The key for players considered to be long-term projects is to find simple ways to stay on the floor. It doesn’t take much; when a team and coach have a vested interest in a player’s development, a few basic skills can go a long way toward validating potential playing time. For some, it may be converting open jumpers. For others, displays of pure effort. For Drummond, his instant validation comes through his rebounding — an area of the game in which Drummond is performing at an elite rate, as evidence by the fact that only two NBA players have posted higher overall rebounding percentages to date. He’s earned his ticket to more playing time through that kind of display alone, and now it’s on Pistons head coach Lawrence Frank to afford Drummond with even more opportunities to play, produce and grow.

And boy, is there a lot of room for growth. Drummond’s about as raw as a reasonably productive player can be, and the few post moves he’s attempted this season have resulted in wild flings in the general direction of the hoop. About a third of Drummond’s field goals have been dunks, and he’s only converted 48 percent of his attempts otherwise — a number that may seem decent until you consider that 96 percent of Drummond’s shot attempts this season have come in the deep paint or the low block. He simply struggles in any situation that requires finesse, and lacks the kind of touch on his interior attempts that would allow him to score over or around defenders. His rebounding and shot-blocking should buy him plenty of time to settle into his offensive and defensive (don’t mistake Drummond’s monster block numbers for defensive nuance) game, but there’s a long road ahead.

Mahoney included Singler in his ‘instant pros’ section (along with one of my favorite non-Piston rookies, Jae Crowder):

Singler doesn’t play at all like a rookie. He genuinely works the perimeter instead of standing around on the weak side, exploits his opponents’ inattention on a consistent basis and already converts his three-point attempts at an incredible clip (47 percent!) thanks to the passing lanes he creates with his off-ball movement. He’s a perfectly decent on-ball defender, does a good job of shuffling to deny dribble penetration and works hard to get over screens and close out on shooters. His game isn’t yet fully developed, but already it holds startling similarity to that of the handyman veteran, capable of filling minutes and actually contributing without giving his team a targetable vulnerability.
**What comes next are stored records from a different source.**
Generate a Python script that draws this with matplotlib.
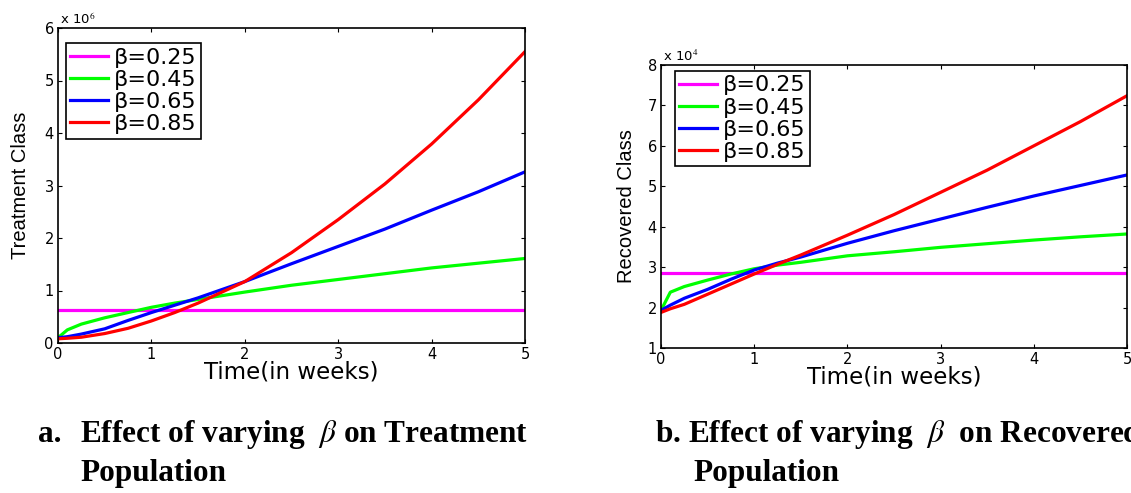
import matplotlib
matplotlib.use('Agg')
import matplotlib.pyplot as plt

plt.rcParams['font.family'] = ['DejaVu Sans']
plt.rcParams['mathtext.fontset'] = 'stix'

# time points (weeks)
t = [0, 0.1, 0.25, 0.5, 0.75, 1, 1.25, 1.5, 2, 2.5, 3, 3.5, 4, 4.5, 5]
betas = ['0.25', '0.45', '0.65', '0.85']
colors = ['#ff00ff', '#00ff00', '#0000ff', '#ff0000']

# treatment class, x 10^6
treat_025 = [0.62] * 15
treat_045 = [0.10, 0.25, 0.36, 0.48, 0.58, 0.68, 0.76, 0.83, 0.97, 1.10, 1.21, 1.32, 1.43, 1.52, 1.61]
treat_065 = [0.10, 0.12, 0.17, 0.27, 0.43, 0.58, 0.72, 0.86, 1.17, 1.51, 1.84, 2.17, 2.53, 2.88, 3.26]
treat_085 = [0.08, 0.09, 0.11, 0.18, 0.28, 0.42, 0.58, 0.76, 1.17, 1.72, 2.35, 3.03, 3.79, 4.63, 5.55]

# recovered class, x 10^4
rec_025 = [2.85] * 15
rec_045 = [1.93, 2.38, 2.52, 2.68, 2.83, 2.96, 3.05, 3.12, 3.28, 3.38, 3.49, 3.58, 3.67, 3.75, 3.82]
rec_065 = [1.93, 2.06, 2.23, 2.45, 2.70, 2.93, 3.10, 3.25, 3.59, 3.90, 4.19, 4.48, 4.76, 5.02, 5.28]
rec_085 = [1.88, 1.97, 2.08, 2.33, 2.58, 2.83, 3.07, 3.30, 3.79, 4.30, 4.85, 5.40, 6.00, 6.60, 7.24]

W, H = 1131, 493
fig = plt.figure(figsize=(W / 100, H / 100), dpi=100)

ax1 = fig.add_axes([58 / W, 1 - 343 / H, 467 / W, 315 / H])
ax2 = fig.add_axes([661 / W, 1 - 348 / H, 466 / W, 283 / H])


def style_axes(ax, series, ylim, yticks, ylabel, expo, leg_anchor):
    for y, c, b in zip(series, colors, betas):
        ax.plot(t, y, color=c, lw=2.3, label='\u03b2=' + b)
    ax.set_xlim(0, 5)
    ax.set_ylim(*ylim)
    ax.set_xticks(range(6))
    ax.set_yticks(yticks)
    ax.tick_params(direction='in', length=3, width=0.8, top=True, right=True,
                   labelsize=10.5, pad=3)
    for s in ax.spines.values():
        s.set_linewidth(1.2)
    ax.set_xlabel('Time(in weeks)', fontsize=16.5, labelpad=-1)
    ax.set_ylabel(ylabel, fontsize=14.5, family=['Liberation Sans Narrow', 'Liberation Sans'])
    ax.text(0.005, 1.004, expo, transform=ax.transAxes, fontsize=9.5,
            ha='left', va='bottom')
    leg = ax.legend(loc='upper left', bbox_to_anchor=leg_anchor, fontsize=16,
                    handlelength=1.7, handletextpad=0.25, labelspacing=0.1,
                    borderpad=0.2, borderaxespad=0, fancybox=False,
                    framealpha=1, edgecolor='black')
    leg.get_frame().set_linewidth(1.2)


style_axes(ax1, [treat_025, treat_045, treat_065, treat_085], (0, 6), range(7),
           'Treatment Class', r'x 10$^{6}$', (0.017, 0.952))
ax1.yaxis.set_label_coords(-0.06, 0.5)
style_axes(ax2, [rec_025, rec_045, rec_065, rec_085], (1, 8), range(1, 9),
           'Recovered Class', r'x 10$^{4}$', (0.030, 0.979))
ax2.yaxis.set_label_coords(-0.054, 0.5)

# captions below the panels
cap = dict(fontsize=22.5, fontweight='bold', family='Liberation Serif', va='baseline')
fig.text(38 / W, 1 - 442 / H, 'a.', **cap)
fig.text(80 / W, 1 - 442 / H, r'Effect of varying  $\beta$ on Treatment', **cap)
fig.text(80 / W, 1 - 481 / H, 'Population', **cap)
fig.text(655 / W, 1 - 442 / H, r'b. Effect of varying  $\beta$  on Recovered', **cap)
fig.text(693 / W, 1 - 481 / H, 'Population', **cap)

fig.savefig('out.png', dpi=100)
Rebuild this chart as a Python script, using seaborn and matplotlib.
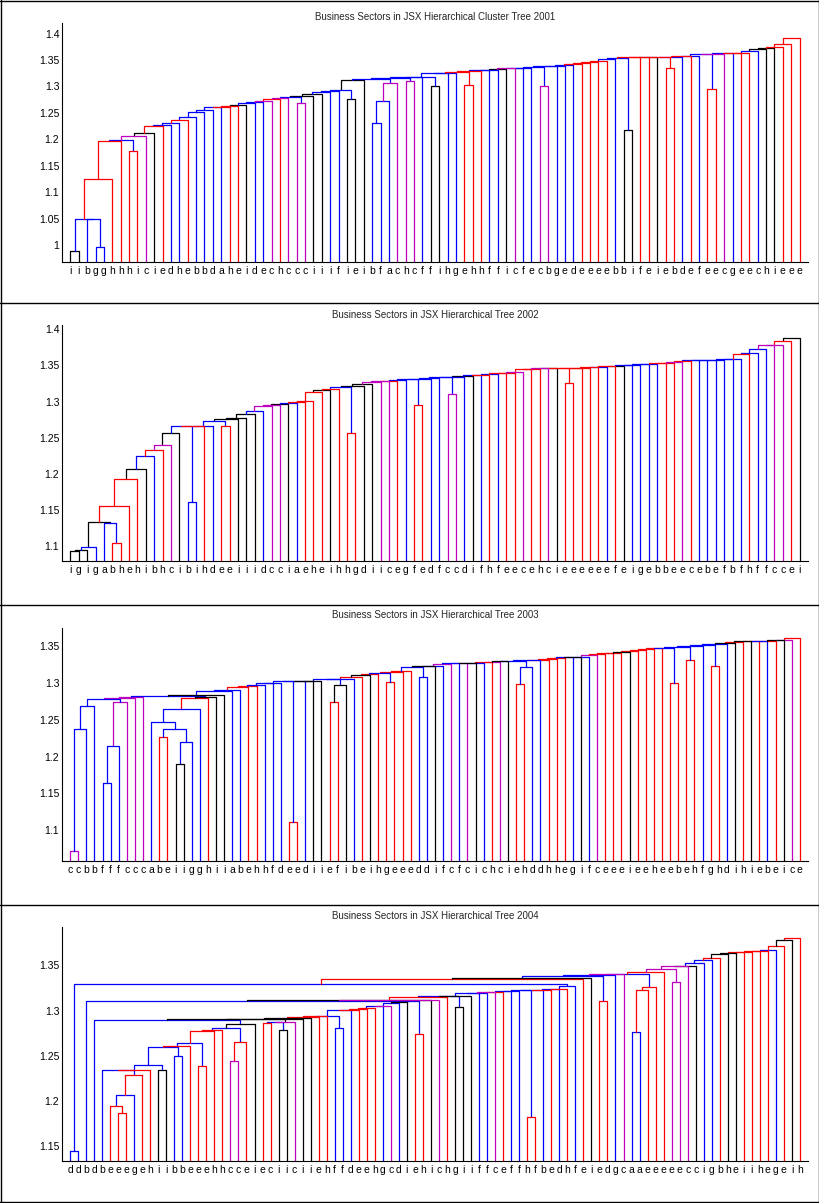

He’s far from perfect; as much as I like Singler’s game, he isn’t very quick with the ball and can pretty much only get into the paint off the dribble by way of a very guardable spin move. But he’s exactly the kind of player that the Pistons will be happy to have around in a few years, once Singler’s supporting act is given new meaning within the context of a more effective team.

His analysis of both guys is pretty spot on. No one is rooting for Drummond to play out of a belief that he’ll help the offense. Right now, he’s their best rebounder and shot-blocker. He’s certainly far behind development-wise and skill-wise at the offensive end, to the point where I don’t know that he’ll ever be much of a factor other than a guy who finishes well around the basket, but the rebounding and shot-blocking alone already make him a legitimate rotation player who should be getting more minutes.

As for Singler, as Mike Payne of Detroit Bad Boys wrote about in-depth the other day (a great post that everyone should check out, BTW), he’s simply been easily the biggest surprise on the team this season. He’s emerged from a crowded wing position to not only earn a rotation spot, but a starting spot, and he just keeps improving. It’s hard not to envision him as a long-term member of Detroit’s rotation.

Kim English, Jonas Jerebko and Austin Daye could all be in play for perimeter minutes soon

The Pistons have had an evolving rotation over the last week or so, and Keith Langlois of Pistons.com suggests that the tinkering might not be over:

Other changes could be in store. English could find a way back into the playing group at shooting guard if Stuckey is going to spend more time at point guard. Frank talked about Jerebko or Daye as possibilities for backup minutes behind Prince.

“Anything is on the table,” he said. “Foul trouble, or someone is underperforming. It’s trying to figure out which pieces fit on that night. As long as you’re giving maximum effort, it starts there. Usually you can work things out when you’re playing hard.”

A couple of those moves — finding minutes for the cult of personality that is Kim English and (finally) letting Jonas Jerebko play some small forward — would be incredibly popular moves among fans who have been anxious for both for quite some time now. Austin Daye finding his way into the rotation would probably be less popular, but honestly, as much as Daye has struggled, this team has been way too bad for Daye to not get one last chance at earning a consistent role on the team.